KANDAHAR, Afghanistan — Taliban fighters are now planting more than twice as many bombs as they were a year ago against coalition troops and Afghan security forces in Kandahar province, military officials said Thursday.

And the number of bomb attacks that have actually struck coalition and Afghan troops has nearly tripled over last year, according to statistics provided by Canada’s Task Force Kandahar, which oversees security for the province. But, the number of attacks that resulted in soldiers being killed or wounded actually fell 3 percent during the last four months of 2008, compared to the same period the year before, officials said.

“We are more successful in dealing with them, but there are a lot more of them,” said Capt. Roy Ulrich, deputy commander of the counter-bomb squadron for Task Force Kandahar.

“The reason behind that is that the insurgents have really thrown their weight behind this strategy. They’re no longer standing and fighting. We’re suffering virtually no casualties from direct-fire incidents. It’s [bombs], and this is their chosen strategy to attack coalition and Afghan forces.”

In a briefing with reporters late Thursday, Ulrich said that more than 350 bomb “events” occurred in the province from September to December of 2008, compared to 170 incidents during the same period the previous year. Coalition forces use the term “events” to describe both bombs that actually explode and those that are discovered before detonation. Car bombs and suicide bombers were also included in the tally.

During the last four months of 2007, there were 65 attacks in which bombs exploded against soldiers with the NATO-led International Security Assistance Force in the province, according to the task force’s statistics. However, that number had risen to about 180 attacks during the same period last year.

About 7 percent of the bombs that exploded during the four-month period in 2007 resulted in coalition casualties.
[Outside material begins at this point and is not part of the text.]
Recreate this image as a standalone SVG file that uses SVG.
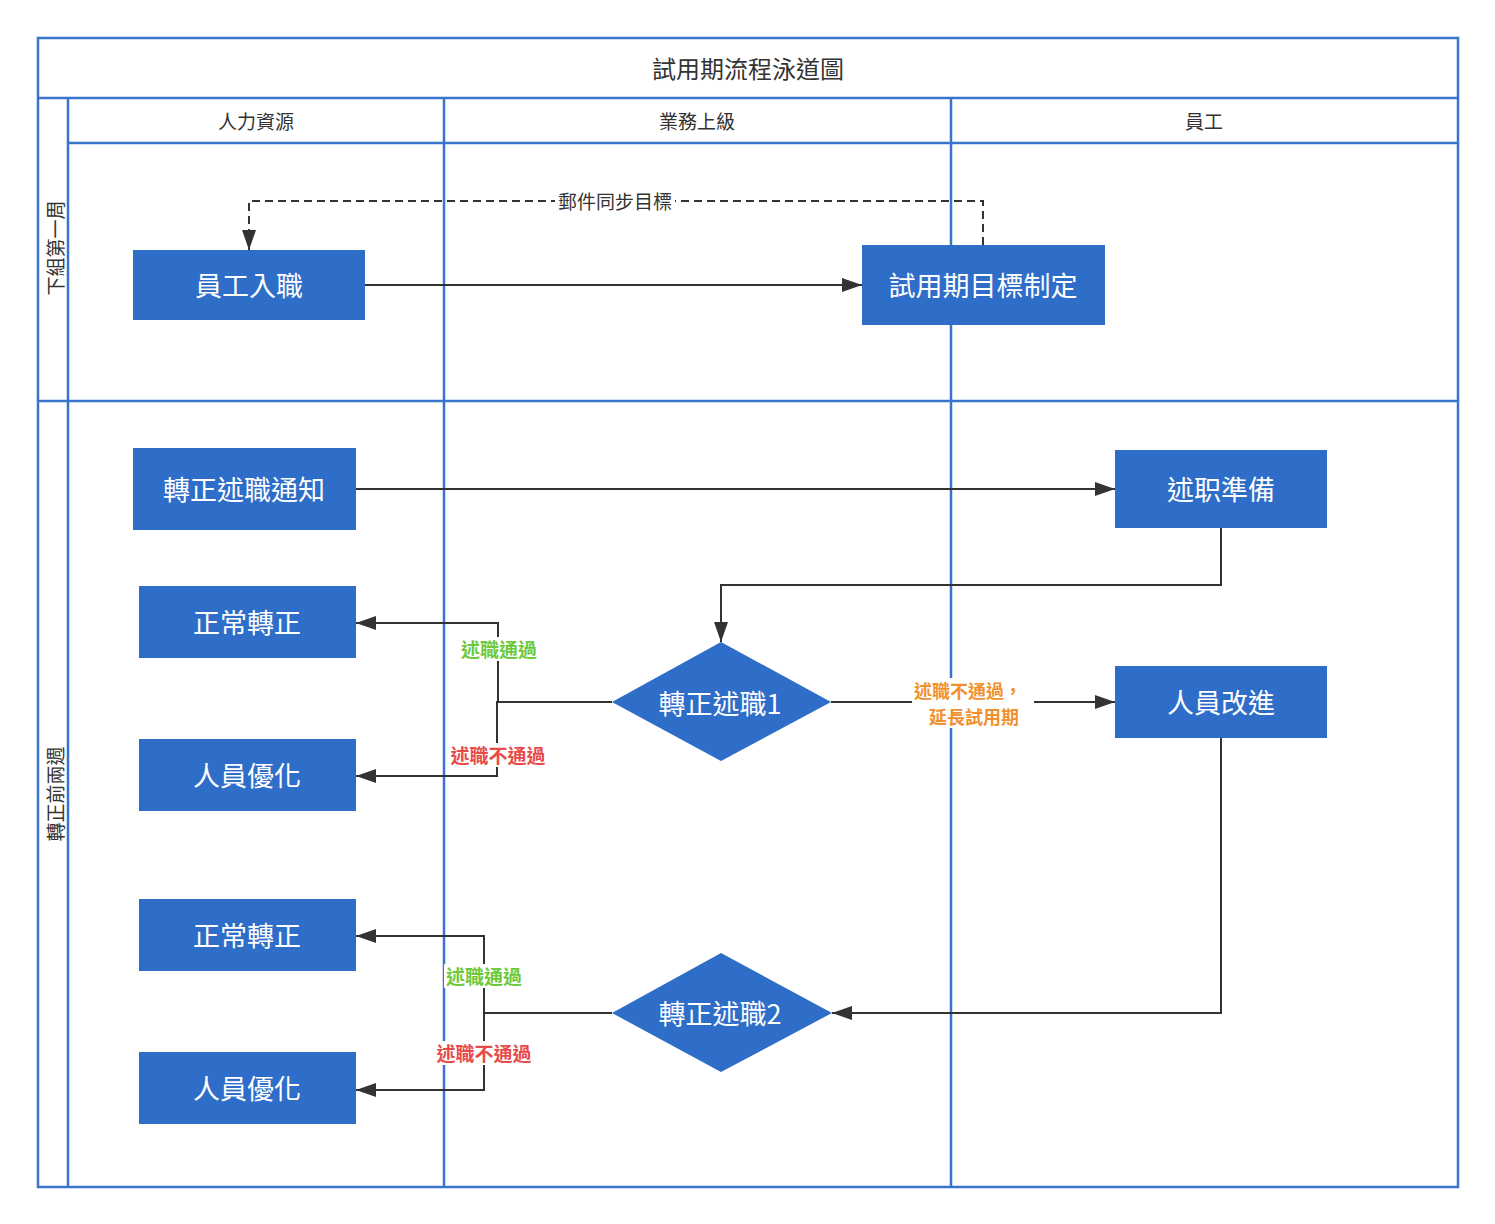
<svg xmlns="http://www.w3.org/2000/svg" width="1495" height="1224" viewBox="0 0 1495 1224">
<defs>
<style>
.lane{fill:none;stroke:#3874cc;stroke-width:2.5}
.hdr{font-family:"Noto Sans CJK TC","Noto Sans CJK SC",sans-serif;font-size:19px;fill:#333;text-anchor:middle;dominant-baseline:central}
.title{font-family:"Noto Sans CJK TC","Noto Sans CJK SC",sans-serif;font-size:24px;fill:#333;text-anchor:middle;dominant-baseline:central}
.node{fill:#2e6dc8}
.nt{font-family:"Noto Sans CJK TC","Noto Sans CJK SC",sans-serif;font-size:27px;fill:#fff;text-anchor:middle;dominant-baseline:central}
.conn{fill:none;stroke:#333;stroke-width:2}
.dash{stroke-dasharray:8 5}
.lbl{font-family:"Noto Sans CJK TC","Noto Sans CJK SC",sans-serif;font-size:19px;font-weight:bold;text-anchor:middle;dominant-baseline:central}
.lblo{font-size:18px}
.lblplain{font-family:"Noto Sans CJK TC","Noto Sans CJK SC",sans-serif;font-size:19px;fill:#333;text-anchor:middle;dominant-baseline:central}
.g{fill:#6cc93c}.r{fill:#e84a4a}.o{fill:#f0902f}
</style>
<marker id="arr" viewBox="0 0 20 14" refX="20" refY="7" markerWidth="20" markerHeight="14" markerUnits="userSpaceOnUse" orient="auto">
<path d="M0,0 L20,7 L0,14 Z" fill="#333"/>
</marker>
</defs>
<rect width="1495" height="1224" fill="#fff"/>
<g id="pool">
<rect class="lane" x="38" y="38" width="1420" height="1149"/>
<line class="lane" x1="38" y1="98" x2="1458" y2="98"/>
<line class="lane" x1="68" y1="143" x2="1458" y2="143"/>
<line class="lane" x1="38" y1="401" x2="1458" y2="401"/>
<line class="lane" x1="68" y1="98" x2="68" y2="1187"/>
<line class="lane" x1="444" y1="98" x2="444" y2="1187"/>
<line class="lane" x1="951" y1="98" x2="951" y2="1187"/>
<text class="title" x="748" y="67">試用期流程泳道圖</text>
<text class="hdr" x="256" y="120">人力資源</text>
<text class="hdr" x="697" y="120">業務上級</text>
<text class="hdr" x="1204" y="120">員工</text>
<text class="hdr" transform="translate(54,248) rotate(-90)">下組第一周</text>
<text class="hdr" transform="translate(54,794) rotate(-90)">轉正前兩週</text>
</g>
<g id="connectors">
<path class="conn" d="M365,285 H862" marker-end="url(#arr)"/>
<path class="conn dash" d="M983,245 V201 H249 V250" marker-end="url(#arr)"/>
<rect x="555" y="189" width="120" height="24" fill="#fff"/>
<text class="lblplain" x="615" y="200">郵件同步目標</text>
<path class="conn" d="M356,489 H1115" marker-end="url(#arr)"/>
<path class="conn" d="M1221,528 V585 H721 V642" marker-end="url(#arr)"/>
<path class="conn" d="M612,702 H498 V623 H356" marker-end="url(#arr)"/>
<path class="conn" d="M498,702 H497 V776 H356" marker-end="url(#arr)"/>
<rect x="459" y="637" width="80" height="24" fill="#fff"/>
<text class="lbl g" x="499" y="648">述職通過</text>
<rect x="448" y="743" width="100" height="24" fill="#fff"/>
<text class="lbl r" x="498" y="754">述職不通過</text>
<path class="conn" d="M831,702 H1115" marker-end="url(#arr)"/>
<rect x="912" y="678" width="122" height="50" fill="#fff"/>
<text class="lbl lblo o" x="968" y="690">述職不通過，</text>
<text class="lbl lblo o" x="974" y="716">延長試用期</text>
<path class="conn" d="M1221,738 V1013 H832" marker-end="url(#arr)"/>
<path class="conn" d="M612,1013 H484 V936 H356" marker-end="url(#arr)"/>
<path class="conn" d="M484,1013 V1090 H356" marker-end="url(#arr)"/>
<rect x="444" y="964" width="80" height="24" fill="#fff"/>
<text class="lbl g" x="484" y="975">述職通過</text>
<rect x="434" y="1041" width="100" height="24" fill="#fff"/>
<text class="lbl r" x="484" y="1052">述職不通過</text>
</g>
<g id="n1"><rect class="node" x="133" y="250" width="232" height="70"/><text class="nt" x="249" y="284">員工入職</text></g>
<g id="n2"><rect class="node" x="862" y="245" width="243" height="80"/><text class="nt" x="983" y="284">試用期目標制定</text></g>
<g id="n3"><rect class="node" x="133" y="448" width="223" height="82"/><text class="nt" x="244" y="488">轉正述職通知</text></g>
<g id="n4"><rect class="node" x="1115" y="450" width="212" height="78"/><text class="nt" x="1221" y="488">述职準備</text></g>
<g id="n5"><rect class="node" x="139" y="586" width="217" height="72"/><text class="nt" x="247" y="621">正常轉正</text></g>
<g id="n6"><rect class="node" x="139" y="739" width="217" height="72"/><text class="nt" x="247" y="774">人員優化</text></g>
<g id="n7"><path class="node" d="M721,642 L831,702 L721,761 L612,702 Z"/><text class="nt" x="720" y="702">轉正述職1</text></g>
<g id="n8"><rect class="node" x="1115" y="666" width="212" height="72"/><text class="nt" x="1221" y="701">人員改進</text></g>
<g id="n9"><rect class="node" x="139" y="899" width="217" height="72"/><text class="nt" x="247" y="934">正常轉正</text></g>
<g id="n10"><rect class="node" x="139" y="1052" width="217" height="72"/><text class="nt" x="247" y="1087">人員優化</text></g>
<g id="n11"><path class="node" d="M721,953 L832,1013 L721,1072 L612,1013 Z"/><text class="nt" x="720" y="1012">轉正述職2</text></g>
</svg>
By 2008, that figure had dropped to 4 percent, according to the statistics.

Ulrich said the drop resulted from better cooperation from Afghan civilians, more training of Afghan security forces, plus improved tactics that enabled Afghan and coalition troops to discover and disable bombs before they exploded. Several Taliban bomb networks had also been successfully targeted and disrupted by coalition forces, he said.

But Ulrich also acknowledged that the Taliban have gotten better at how they build, hide and detonate the bombs.

Since early December, Canadian forces have lost 10 soldiers to bomb attacks in Kandahar. More than 100 soldiers from Canada and other countries, mostly Great Britain and the United States, were killed in the province and elsewhere in southern Afghanistan last year, most of them by bomb blasts, according to statistics compiled from press releases issued by the NATO-led International Security Assistance Force and other sources.

Canada, which has the majority of soldiers in Kandahar, has also suffered the majority of casualties in the province. Canada has about 2,500 soldiers in Afghanistan, and has overseen security efforts in Kandahar since 2005.

The U.S. Army’s 2nd Battalion, 2nd Infantry Regiment, which operates in Maiwand district in western Kandahar province, lost one soldier to a bomb attack in September. Two others were killed by a suicide bomber last week in the Maiwand bazaar, but those two deaths were not included in the Canadian statistics, which ranged from September through December.

Ulrich said 50 percent of all bombs found in Kandahar province during the period were reported by Afghan civilians to local security forces or coalition troops.

Most victims of bomb blasts have been Afghan civilians, Ulrich said, although he did not provide specific figures.

Kandahar is where the fundamentalist Taliban movement first took root in the early 1990s, and the province remains the heartland for the Pashtun-based insurgency.

The Taliban’s shift in tactics comes as insurgent violence has swept across southern Afghanistan in recent years, and as the United States prepares to send an additional 30,000 troops to the country. Most of those forces are expected to deploy to Kandahar and other southern provinces over the course of the next year and a half, according to U.S. and ISAF military officials.